## Short task
Would you pull out every line of the material that contains the string "script"?

## Supplied records
☆ ☆ ☆ ☆ ☆ ☆ ☆
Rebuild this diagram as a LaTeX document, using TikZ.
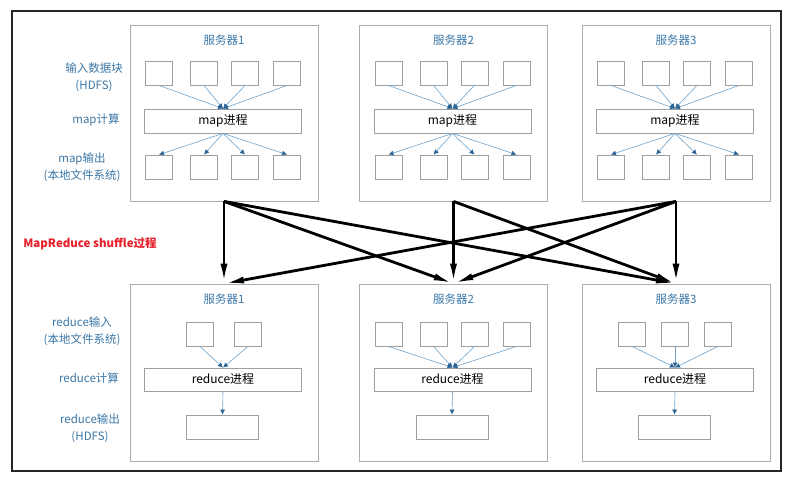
☆ ☆ ☆ ☆ ☆ ☆ ☆
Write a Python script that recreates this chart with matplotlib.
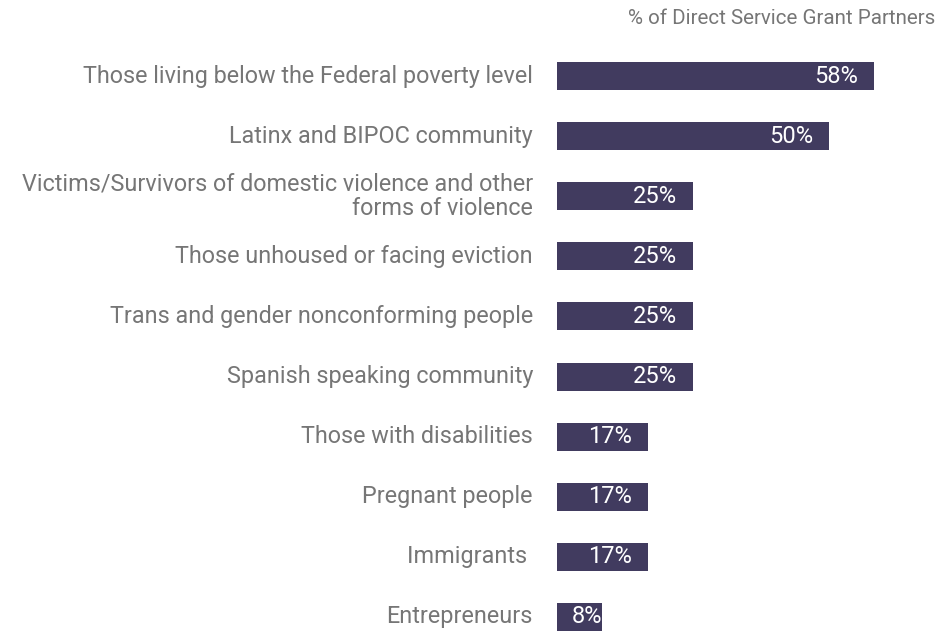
☆ ☆ ☆ ☆ ☆ ☆ ☆
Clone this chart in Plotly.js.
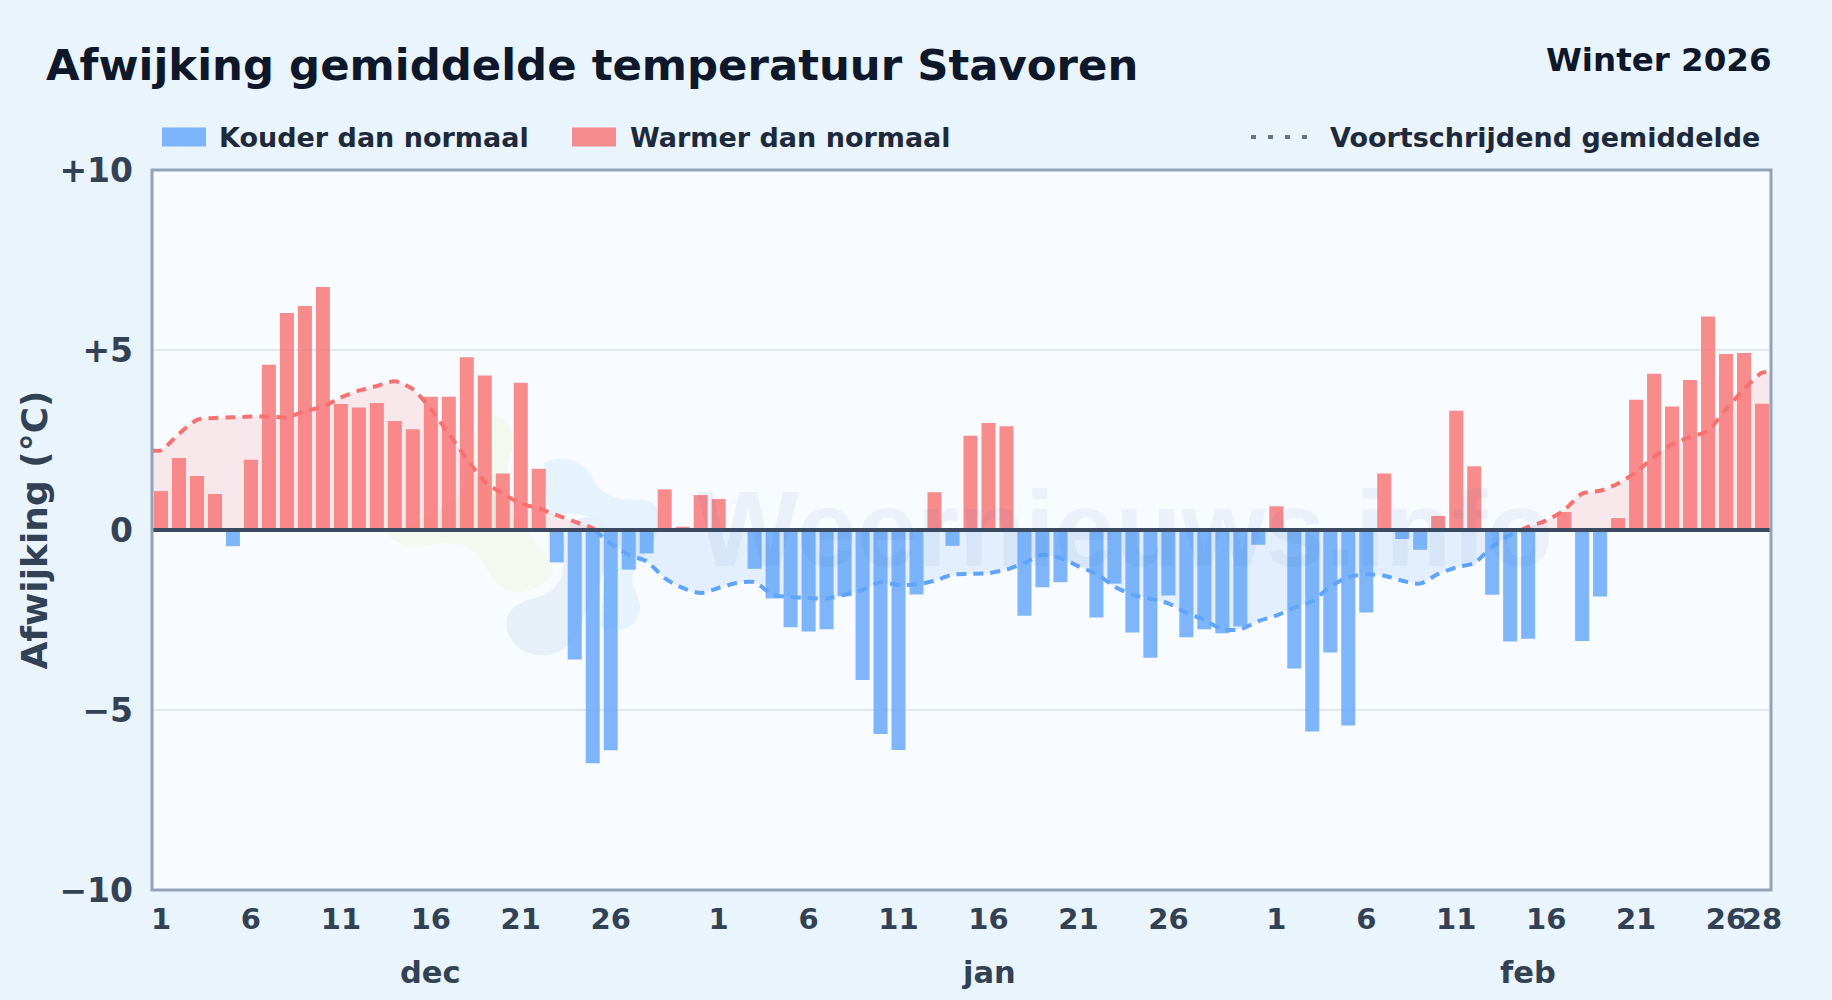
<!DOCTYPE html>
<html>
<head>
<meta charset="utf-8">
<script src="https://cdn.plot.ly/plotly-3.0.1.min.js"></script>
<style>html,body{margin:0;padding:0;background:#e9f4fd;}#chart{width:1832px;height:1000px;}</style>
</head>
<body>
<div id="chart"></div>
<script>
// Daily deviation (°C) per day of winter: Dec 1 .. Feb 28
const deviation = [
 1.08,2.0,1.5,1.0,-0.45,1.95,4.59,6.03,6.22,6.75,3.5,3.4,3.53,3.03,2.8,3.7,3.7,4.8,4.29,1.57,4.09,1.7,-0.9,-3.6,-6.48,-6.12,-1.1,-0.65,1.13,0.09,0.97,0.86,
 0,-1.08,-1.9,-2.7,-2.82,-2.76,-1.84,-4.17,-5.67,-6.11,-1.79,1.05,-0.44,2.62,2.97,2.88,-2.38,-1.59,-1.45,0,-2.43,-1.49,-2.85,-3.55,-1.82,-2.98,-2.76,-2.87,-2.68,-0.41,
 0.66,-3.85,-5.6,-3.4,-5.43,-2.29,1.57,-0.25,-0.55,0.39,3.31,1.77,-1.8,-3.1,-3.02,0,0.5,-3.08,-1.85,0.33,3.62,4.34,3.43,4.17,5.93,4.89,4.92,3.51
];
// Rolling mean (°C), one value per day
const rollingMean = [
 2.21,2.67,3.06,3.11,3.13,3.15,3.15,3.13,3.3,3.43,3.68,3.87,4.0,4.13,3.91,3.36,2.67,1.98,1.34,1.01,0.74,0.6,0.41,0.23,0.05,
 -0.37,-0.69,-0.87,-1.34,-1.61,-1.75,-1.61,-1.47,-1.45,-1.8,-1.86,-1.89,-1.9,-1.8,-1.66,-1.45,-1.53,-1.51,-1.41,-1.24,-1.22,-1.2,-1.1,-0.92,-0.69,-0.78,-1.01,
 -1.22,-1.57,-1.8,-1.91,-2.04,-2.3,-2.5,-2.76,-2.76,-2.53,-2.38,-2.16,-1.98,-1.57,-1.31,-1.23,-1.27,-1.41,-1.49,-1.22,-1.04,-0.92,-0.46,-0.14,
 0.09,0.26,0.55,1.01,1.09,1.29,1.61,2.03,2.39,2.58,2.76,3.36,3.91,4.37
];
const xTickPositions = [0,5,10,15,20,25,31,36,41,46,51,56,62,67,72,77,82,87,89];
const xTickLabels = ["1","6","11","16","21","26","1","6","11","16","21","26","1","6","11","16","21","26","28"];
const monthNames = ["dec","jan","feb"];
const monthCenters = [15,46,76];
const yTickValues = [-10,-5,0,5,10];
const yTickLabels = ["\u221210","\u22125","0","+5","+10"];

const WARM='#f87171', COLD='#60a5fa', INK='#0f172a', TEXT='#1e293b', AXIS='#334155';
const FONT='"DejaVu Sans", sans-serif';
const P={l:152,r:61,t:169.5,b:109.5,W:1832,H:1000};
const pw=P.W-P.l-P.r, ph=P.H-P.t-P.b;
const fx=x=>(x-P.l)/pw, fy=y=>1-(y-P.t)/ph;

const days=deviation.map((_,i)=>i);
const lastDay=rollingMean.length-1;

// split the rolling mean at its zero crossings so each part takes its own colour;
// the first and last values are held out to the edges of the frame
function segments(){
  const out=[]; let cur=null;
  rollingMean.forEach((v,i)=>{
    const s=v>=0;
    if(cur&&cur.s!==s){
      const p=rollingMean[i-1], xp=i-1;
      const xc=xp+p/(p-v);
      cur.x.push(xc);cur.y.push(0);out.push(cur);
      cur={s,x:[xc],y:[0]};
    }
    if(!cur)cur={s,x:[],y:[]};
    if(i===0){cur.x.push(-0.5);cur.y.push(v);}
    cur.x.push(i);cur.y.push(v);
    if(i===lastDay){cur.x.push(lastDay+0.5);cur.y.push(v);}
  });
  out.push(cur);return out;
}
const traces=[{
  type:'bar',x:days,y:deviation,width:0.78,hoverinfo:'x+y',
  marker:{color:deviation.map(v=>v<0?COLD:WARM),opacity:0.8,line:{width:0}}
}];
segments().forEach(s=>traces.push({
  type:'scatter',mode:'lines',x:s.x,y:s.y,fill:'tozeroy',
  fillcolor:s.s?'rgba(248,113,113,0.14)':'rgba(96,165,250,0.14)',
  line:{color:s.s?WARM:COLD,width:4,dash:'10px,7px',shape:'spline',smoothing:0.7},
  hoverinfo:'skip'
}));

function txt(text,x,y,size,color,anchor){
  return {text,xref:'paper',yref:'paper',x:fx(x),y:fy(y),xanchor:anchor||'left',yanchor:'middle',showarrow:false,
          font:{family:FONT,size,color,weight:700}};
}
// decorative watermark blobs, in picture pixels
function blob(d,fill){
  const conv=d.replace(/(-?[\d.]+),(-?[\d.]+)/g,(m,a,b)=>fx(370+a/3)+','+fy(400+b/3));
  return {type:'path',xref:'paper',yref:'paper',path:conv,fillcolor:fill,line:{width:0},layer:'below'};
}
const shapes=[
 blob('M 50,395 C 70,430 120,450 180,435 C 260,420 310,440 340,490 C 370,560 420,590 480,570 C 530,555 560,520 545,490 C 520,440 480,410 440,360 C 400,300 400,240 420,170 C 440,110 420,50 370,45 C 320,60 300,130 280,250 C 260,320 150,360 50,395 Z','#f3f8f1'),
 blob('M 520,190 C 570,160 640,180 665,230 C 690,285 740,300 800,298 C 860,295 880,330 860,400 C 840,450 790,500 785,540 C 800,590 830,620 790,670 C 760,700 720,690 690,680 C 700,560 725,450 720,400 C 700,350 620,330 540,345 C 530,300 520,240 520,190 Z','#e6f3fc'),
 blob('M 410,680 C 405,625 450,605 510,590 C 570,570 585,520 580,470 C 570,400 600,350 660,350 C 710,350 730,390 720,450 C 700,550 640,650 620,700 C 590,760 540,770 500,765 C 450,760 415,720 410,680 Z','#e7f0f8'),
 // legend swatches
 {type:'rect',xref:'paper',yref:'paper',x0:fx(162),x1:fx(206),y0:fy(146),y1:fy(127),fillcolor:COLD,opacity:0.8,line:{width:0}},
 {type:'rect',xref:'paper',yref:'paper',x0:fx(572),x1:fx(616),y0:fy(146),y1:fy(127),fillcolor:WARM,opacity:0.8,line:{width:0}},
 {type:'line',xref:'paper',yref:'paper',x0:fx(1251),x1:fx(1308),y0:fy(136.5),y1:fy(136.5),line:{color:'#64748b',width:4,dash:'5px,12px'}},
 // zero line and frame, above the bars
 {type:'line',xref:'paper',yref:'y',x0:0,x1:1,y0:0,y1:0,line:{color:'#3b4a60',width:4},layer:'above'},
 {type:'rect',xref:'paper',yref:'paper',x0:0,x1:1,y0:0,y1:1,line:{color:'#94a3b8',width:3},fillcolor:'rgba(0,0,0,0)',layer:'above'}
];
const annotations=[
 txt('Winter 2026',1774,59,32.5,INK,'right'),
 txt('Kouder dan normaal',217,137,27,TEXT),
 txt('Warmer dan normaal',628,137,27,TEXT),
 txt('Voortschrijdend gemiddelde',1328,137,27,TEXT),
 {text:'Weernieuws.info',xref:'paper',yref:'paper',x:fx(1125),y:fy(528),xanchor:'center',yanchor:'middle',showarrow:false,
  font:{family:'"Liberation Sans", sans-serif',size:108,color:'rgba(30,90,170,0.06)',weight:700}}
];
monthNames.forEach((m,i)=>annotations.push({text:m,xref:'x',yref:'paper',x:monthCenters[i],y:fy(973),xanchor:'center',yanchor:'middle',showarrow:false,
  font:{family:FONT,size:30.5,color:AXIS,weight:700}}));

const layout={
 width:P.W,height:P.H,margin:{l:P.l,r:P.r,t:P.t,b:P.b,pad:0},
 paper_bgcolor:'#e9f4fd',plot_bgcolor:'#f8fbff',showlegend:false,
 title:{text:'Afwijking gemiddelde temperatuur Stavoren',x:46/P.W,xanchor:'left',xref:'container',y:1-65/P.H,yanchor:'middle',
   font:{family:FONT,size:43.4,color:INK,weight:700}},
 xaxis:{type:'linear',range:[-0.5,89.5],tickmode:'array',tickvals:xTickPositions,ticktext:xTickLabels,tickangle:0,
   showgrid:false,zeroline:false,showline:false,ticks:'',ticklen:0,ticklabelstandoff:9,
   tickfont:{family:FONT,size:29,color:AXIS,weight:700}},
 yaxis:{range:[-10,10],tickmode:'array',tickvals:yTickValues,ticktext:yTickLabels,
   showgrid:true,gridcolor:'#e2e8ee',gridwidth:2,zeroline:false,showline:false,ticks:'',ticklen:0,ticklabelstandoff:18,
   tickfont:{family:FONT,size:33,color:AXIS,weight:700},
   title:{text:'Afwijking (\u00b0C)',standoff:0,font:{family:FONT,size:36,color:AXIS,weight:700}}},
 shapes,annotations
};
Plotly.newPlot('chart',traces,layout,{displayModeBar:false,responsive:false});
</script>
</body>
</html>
☆ ☆ ☆ ☆ ☆ ☆ ☆
## Response
Write a Python script that recreates this chart with matplotlib.
<script src="https://cdn.plot.ly/plotly-3.0.1.min.js"></script>
<script>
</script>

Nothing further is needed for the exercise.